■ **DIRECTIVE**: Say how many lines include the word "Convert". Reply with nothing but the number.
[Start]
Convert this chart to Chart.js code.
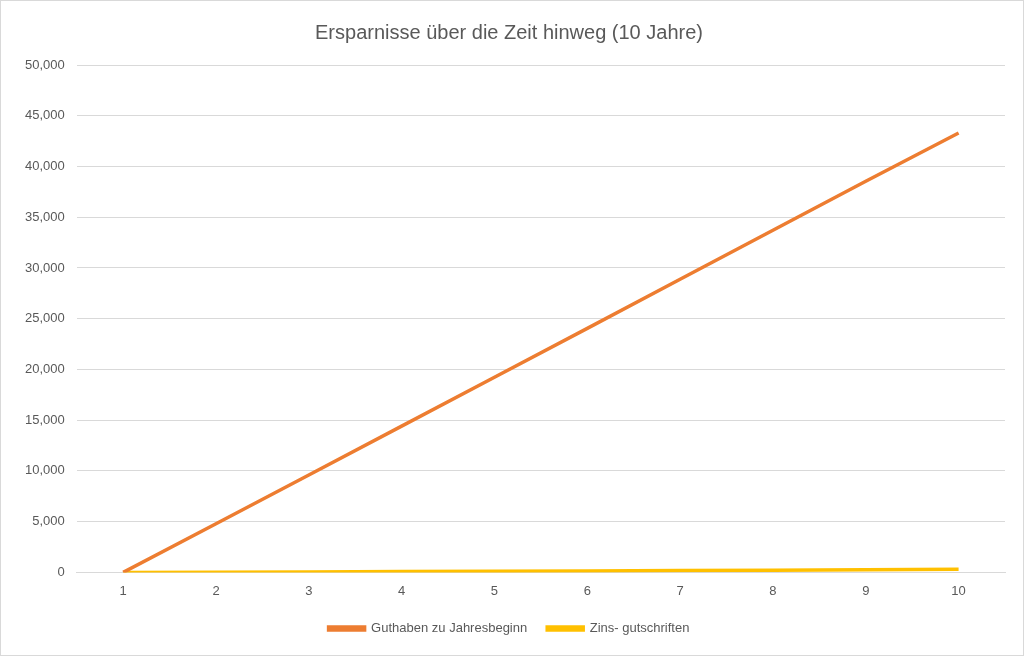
<!DOCTYPE html>
<html>
<head>
<meta charset="utf-8">
<script src="https://cdn.jsdelivr.net/npm/chart.js@4"></script>
<style>
  html, body { margin: 0; padding: 0; background: #fff; }
  #wrap { width: 1022px; height: 654px; border: 1px solid #d9d9d9; }
</style>
</head>
<body>
<div id="wrap"><canvas id="chart" width="1022" height="654"></canvas></div>
<script>
const years = ['1', '2', '3', '4', '5', '6', '7', '8', '9', '10'];
const guthaben = [0, 4800, 9600, 14410, 19230, 24050, 28880, 33710, 38550, 43300];
const zinsen = [0, 20, 50, 80, 110, 150, 180, 210, 260, 300];

const ctx = document.getElementById('chart').getContext('2d');
new Chart(ctx, {
  type: 'line',
  data: {
    labels: years,
    datasets: [{
      label: 'Guthaben zu Jahresbeginn',
      data: guthaben,
      borderColor: '#ED7D31',
      backgroundColor: '#ED7D31',
      borderWidth: 3.5,
      pointRadius: 0,
      tension: 0
    }, {
      label: 'Zins- gutschriften',
      data: zinsen,
      borderColor: '#FFC000',
      backgroundColor: '#FFC000',
      borderWidth: 3.5,
      pointRadius: 0,
      tension: 0
    }]
  },
  options: {
    responsive: false,
    animation: false,
    layout: { padding: { left: 12, right: 18, top: 8, bottom: 10 } },
    plugins: {
      title: {
        display: true,
        text: 'Ersparnisse über die Zeit hinweg (10 Jahre)',
        color: '#595959',
        font: { family: 'Liberation Sans', size: 20, weight: 'normal' },
        padding: { top: 12, bottom: 20 }
      },
      legend: {
        position: 'bottom',
        labels: {
          color: '#595959',
          font: { family: 'Liberation Sans', size: 13 },
          boxWidth: 36,
          boxHeight: 3,
          padding: 20
        }
      }
    },
    scales: {
      x: {
        offset: true,
        grid: { display: false },
        border: { color: '#d9d9d9' },
        ticks: { color: '#595959', font: { family: 'Liberation Sans', size: 13 } }
      },
      y: {
        min: 0,
        max: 50000,
        ticks: { stepSize: 5000, color: '#595959', padding: 12, font: { family: 'Liberation Sans', size: 13 } },
        grid: { color: '#d9d9d9', drawTicks: false },
        border: { display: false }
      }
    }
  }
});
</script>
</body>
</html>
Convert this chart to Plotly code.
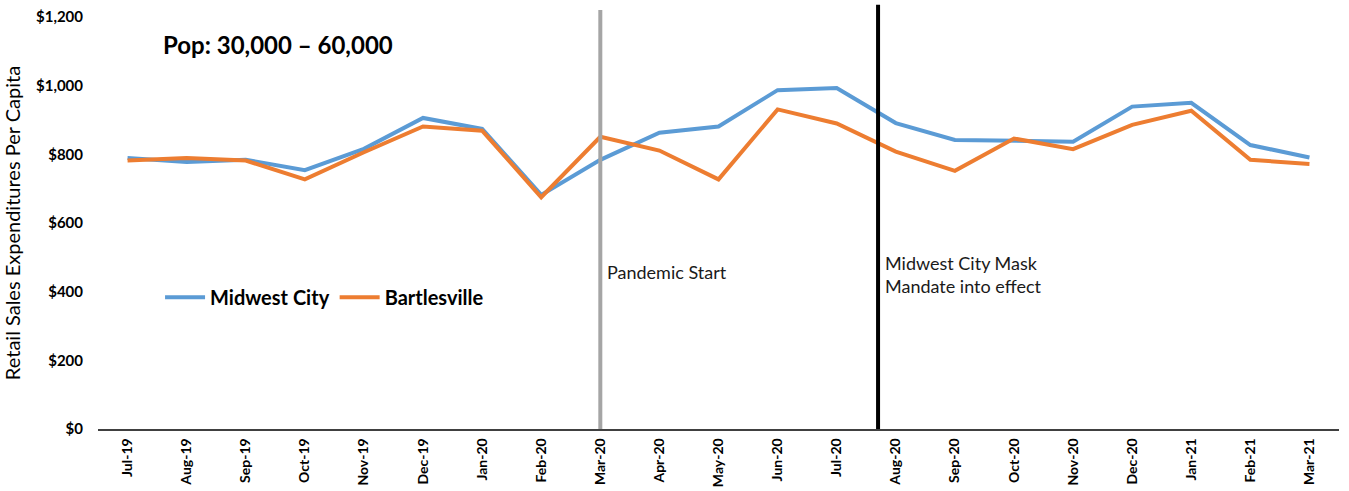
import plotly.graph_objects as go

months = ["Jul-19", "Aug-19", "Sep-19", "Oct-19", "Nov-19", "Dec-19", "Jan-20",
          "Feb-20", "Mar-20", "Apr-20", "May-20", "Jun-20", "Jul-20", "Aug-20",
          "Sep-20", "Oct-20", "Nov-20", "Dec-20", "Jan-21", "Feb-21", "Mar-21"]
midwest_city = [789, 778, 784, 754, 816, 906, 874, 682, 784, 863, 881, 987, 993,
                891, 842, 840, 837, 939, 950, 827, 791]
bartlesville = [782, 789, 782, 727, 806, 881, 869, 675, 851, 811, 727, 931, 890,
                808, 752, 846, 815, 886, 927, 784, 772]
y_ticks = [0, 200, 400, 600, 800, 1000, 1200]
y_tick_labels = ["$0", "$200", "$400", "$600", "$800", "$1,000", "$1,200"]

# event markers, in category-index units
pandemic_start = 8.0
mask_mandate = 12.7

font_family = "Lato, 'Open Sans', sans-serif"
idx = list(range(len(months)))

fig = go.Figure()
fig.add_trace(go.Scatter(x=idx, y=midwest_city, mode="lines", name="Midwest City",
                         line=dict(color="#5B9BD5", width=4)))
fig.add_trace(go.Scatter(x=idx, y=bartlesville, mode="lines", name="Bartlesville",
                         line=dict(color="#ED7D31", width=4)))

fig.add_shape(type="line", xref="x", yref="paper", x0=pandemic_start, x1=pandemic_start,
              y0=0, y1=1.017, line=dict(color="#A5A5A5", width=4))
fig.add_shape(type="line", xref="x", yref="paper", x0=mask_mandate, x1=mask_mandate,
              y0=0, y1=1.03, line=dict(color="#000000", width=4))

fig.add_annotation(x=pandemic_start, xref="x", xshift=5, xanchor="left", y=457, yref="y",
                   text="Pandemic Start", showarrow=False, align="left",
                   font=dict(family=font_family, size=18, color="#1a1a1a"))
fig.add_annotation(x=mask_mandate, xref="x", xshift=5, xanchor="left", y=449, yref="y",
                   text="Midwest City Mask<br>Mandate into effect", showarrow=False,
                   align="left", font=dict(family=font_family, size=18, color="#1a1a1a"))
fig.add_annotation(x=0.051, xref="paper", xanchor="left", y=1120, yref="y",
                   text="<b>Pop: 30,000 \u2013 60,000</b>", showarrow=False,
                   font=dict(family=font_family, size=24, color="#000000"))

fig.update_layout(
    width=1349, height=491,
    margin=dict(l=98, r=10, t=17, b=62),
    paper_bgcolor="white", plot_bgcolor="white",
    font=dict(family=font_family, color="#000000"),
    showlegend=True,
    legend=dict(orientation="h", x=0.05, xanchor="left", y=0.32, yanchor="middle",
                font=dict(family=font_family, size=20, weight="bold"),
                bgcolor="rgba(0,0,0,0)", itemwidth=40),
    xaxis=dict(range=[-0.5, len(months) - 0.5], tickmode="array", tickvals=idx,
               ticktext=months, tickangle=-90, showgrid=False, zeroline=False,
               showline=True, linecolor="#404040", linewidth=1.5, ticks="",
               ticklabelstandoff=2, automargin=False,
               tickfont=dict(family=font_family, size=14, weight="bold")),
    yaxis=dict(range=[0, 1200], tickmode="array", tickvals=y_ticks,
               ticktext=y_tick_labels, showgrid=False, zeroline=False,
               showline=False, ticks="", ticklabelstandoff=14, automargin=False,
               tickfont=dict(family=font_family, size=15, weight="bold"),
               title=dict(text="Retail Sales Expenditures Per Capita", standoff=12,
                          font=dict(family=font_family, size=20))),
)

fig.write_html("out.html")
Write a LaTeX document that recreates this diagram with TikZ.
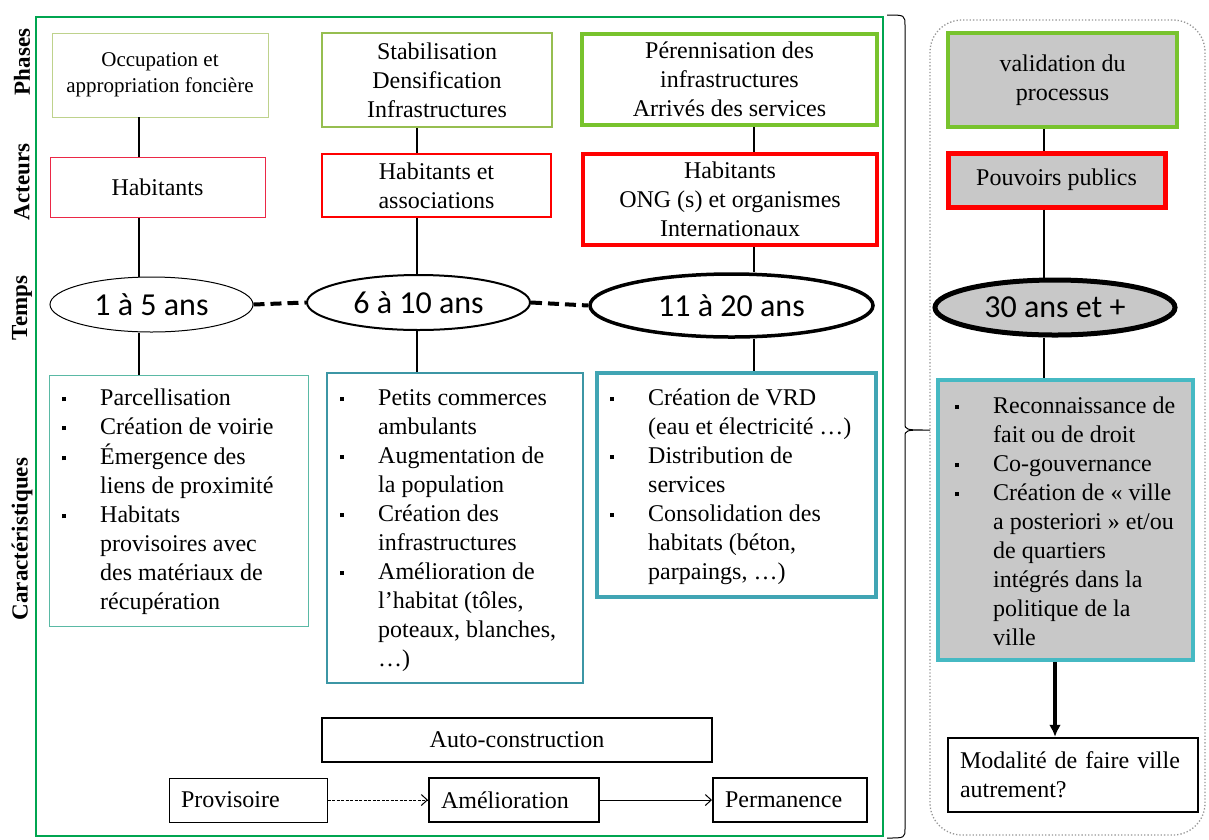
\documentclass[tikz,border=0pt]{standalone}
\usepackage{fontspec}
\setmainfont{Liberation Serif}
\newfontfamily\calib{Carlito}
\usetikzlibrary{shapes.geometric,arrows.meta}
\definecolor{frgreen}{RGB}{0,165,80}
\definecolor{phA}{RGB}{190,210,140}
\definecolor{phB}{RGB}{150,190,80}
\definecolor{phC}{RGB}{120,195,45}
\definecolor{acA}{RGB}{235,40,70}
\definecolor{acB}{RGB}{255,0,0}
\definecolor{tealA}{RGB}{90,185,165}
\definecolor{tealB}{RGB}{60,150,165}
\definecolor{tealC}{RGB}{65,165,180}
\definecolor{tealD}{RGB}{70,185,195}
\definecolor{greyfill}{RGB}{200,200,200}
\definecolor{dotgrey}{RGB}{150,150,150}
\newcommand{\sqb}{\rule[4.5pt]{3.5pt}{4pt}}
\newcommand{\bitem}[1]{\par\noindent\hangindent=38pt\hangafter=1\makebox[38pt][l]{\sqb}\strut#1}
\newcommand{\blist}[1]{\begin{minipage}{300pt}\fontsize{24}{29}\selectfont\raggedright#1\end{minipage}}
\tikzset{
  box/.style={draw, rectangle, inner sep=0pt, align=center, font=\fontsize{24}{29}\selectfont},
  ell/.style={draw, ellipse, inner sep=0pt, font=\calib\fontsize{32}{38}\selectfont},
  conn/.style={line width=2.5pt},
  sidelab/.style={rotate=90, font=\bfseries\fontsize{23}{27}\selectfont},
  leftbox/.style={draw, rectangle, inner xsep=12pt, inner ysep=0pt, align=left, font=\fontsize{24}{29}\selectfont},
  listtext/.style={anchor=north west, inner sep=0pt},
  timedash/.style={line width=4pt, dash pattern=on 11pt off 6pt},
}
\begin{document}
\begin{tikzpicture}[x=1pt,y=-1pt]
\useasboundingbox (0,0) rectangle (1209,839);
% frames
\draw[frgreen, line width=2pt] (36,17) rectangle (883,836);
\draw[line width=1pt] (887,15) .. controls (905,15) .. (905,26) -- (905,423) .. controls (905,430) .. (930,430)
  .. controls (905,430) .. (905,437) -- (905,828) .. controls (905,838) .. (887,838);
\draw[dotgrey, line width=1.3pt, dotted, rounded corners=32pt] (930,20) rectangle (1205,835);
% side labels
\node[sidelab] (lph) at (22,62) {Phases};
\node[sidelab] (lac) at (22,182) {Acteurs};
\node[sidelab] (lte) at (22,308) {Temps};
\node[sidelab] (lca) at (22,539) {Caractéristiques};
% phases
\node[box, draw=phA, line width=0.8pt, minimum width=216pt, minimum height=84pt, font=\fontsize{21}{26}\selectfont] (p1) at (160,75) {Occupation et\\appropriation foncière};
\node[box, draw=phB, line width=2pt, minimum width=230pt, minimum height=94pt] (p2) at (437,80) {Stabilisation\\Densification\\Infrastructures};
\node[box, draw=phC, line width=3.5pt, minimum width=295pt, minimum height=91pt] (p3) at (729.5,79.5) {Pérennisation des\\infrastructures\\Arrivés des services};
\node[box, draw=phC, fill=greyfill, line width=3.5pt, minimum width=229pt, minimum height=94pt] (p4) at (1062.5,80) {validation du\\processus};
% actors
\node[box, draw=acA, line width=1pt, minimum width=215pt, minimum height=60pt] (a1) at (157.5,187) {Habitants};
\node[box, draw=acB, line width=2.5pt, minimum width=229pt, minimum height=63pt] (a2) at (436.5,185.5) {Habitants et\\associations};
\node[box, draw=acB, line width=3.5pt, minimum width=294pt, minimum height=91pt] (a3) at (730,199.5) {Habitants\\ONG (s) et organismes\\Internationaux};
\node[box, draw=acB, fill=greyfill, line width=5pt, minimum width=217pt, minimum height=54pt] (a4) at (1056.5,180) {Pouvoirs publics};
% times
\node[ell, line width=1pt, minimum width=203pt, minimum height=55pt] (e1) at (151.5,304.5) {1 à 5 ans};
\node[ell, line width=2pt, minimum width=223pt, minimum height=55pt] (e2) at (418.5,302.5) {6 à 10 ans};
\node[ell, line width=3.5pt, minimum width=283pt, minimum height=63pt] (e3) at (731.5,305.5) {11 à 20 ans};
\node[ell, fill=greyfill, line width=5pt, minimum width=240pt, minimum height=55pt] (e4) at (1055,307.5) {30 ans et +};
% characteristics boxes
\node[box, draw=tealA, line width=1pt, minimum width=259pt, minimum height=251pt] (c1) at (178.5,500.5) {};
\node[box, draw=tealB, line width=2pt, minimum width=256pt, minimum height=310pt] (c2) at (455,528) {};
\node[box, draw=tealC, line width=3.5pt, minimum width=279pt, minimum height=224pt] (c3) at (736.5,485) {};
\node[box, draw=tealD, fill=greyfill, line width=4.5pt, minimum width=255pt, minimum height=280pt] (c4) at (1065.5,520) {};
\node[listtext] (c1t) at (62,385) {\blist{%
\bitem{Parcellisation}
\bitem{Création de voirie}
\bitem{Émergence des\newline liens de proximité}
\bitem{Habitats\newline provisoires avec\newline des matériaux de\newline récupération}}};
\node[listtext] (c2t) at (340,385) {\blist{%
\bitem{Petits commerces\newline ambulants}
\bitem{Augmentation de\newline la population}
\bitem{Création des\newline infrastructures}
\bitem{Amélioration de\newline l’habitat (tôles,\newline poteaux, blanches,\newline …)}}};
\node[listtext] (c3t) at (610,385) {\blist{%
\bitem{Création de VRD\newline (eau et électricité …)}
\bitem{Distribution de\newline services}
\bitem{Consolidation des\newline habitats (béton,\newline parpaings, …)}}};
\node[listtext] (c4t) at (955,393) {\blist{%
\bitem{Reconnaissance de\newline fait ou de droit}
\bitem{Co-gouvernance}
\bitem{Création de « ville\newline a posteriori » et/ou\newline de quartiers\newline intégrés dans la\newline politique de la\newline ville}}};
% final box
\node[leftbox, line width=2.5pt, text width=226pt, minimum height=74pt] (m) at (1073,775) {Modalité de faire ville\\autrement?};
% bottom row
\node[box, line width=2pt, minimum width=390pt, minimum height=44pt] (auto) at (517,740) {Auto-construction};
\node[leftbox, line width=1pt, text width=134pt, minimum height=44pt] (prov) at (248,800) {Provisoire};
\node[leftbox, line width=2pt, text width=146pt, minimum height=44pt] (amel) at (514,800) {Amélioration};
\node[leftbox, line width=2pt, text width=130pt, minimum height=44pt] (perm) at (790,800) {Permanence};
% connector x positions
\coordinate (x1) at (139,0);
\coordinate (x2) at (417,0);
\coordinate (x3) at (754,0);
\coordinate (x4) at (1044,0);
\coordinate (xa) at (1055,0);
\foreach \i in {1,2,3,4}{
  \draw[conn] (p\i.south -| x\i) -- (a\i.north -| x\i);
  \draw[conn] (a\i.south -| x\i) -- (e\i.north -| x\i);
  \draw[conn] (e\i.south -| x\i) -- (c\i.north -| x\i);
}
\draw[timedash] (e1.east) -- (e2.west);
\draw[timedash] (e2.east) -- (e3.west);
\draw[line width=3.5pt, -{Latex[length=12pt,width=12pt]}] (c4.south -| xa) -- (m.north -| xa);
\draw[line width=1pt, dash pattern=on 3pt off 1.5pt, -{Straight Barb[length=6pt,width=11pt]}] (prov.east) -- (amel.west);
\draw[line width=1pt, -{Straight Barb[length=6pt,width=11pt]}] (amel.east) -- (perm.west);
\end{tikzpicture}
\end{document}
[End]
■ **FINAL RESULT**: 2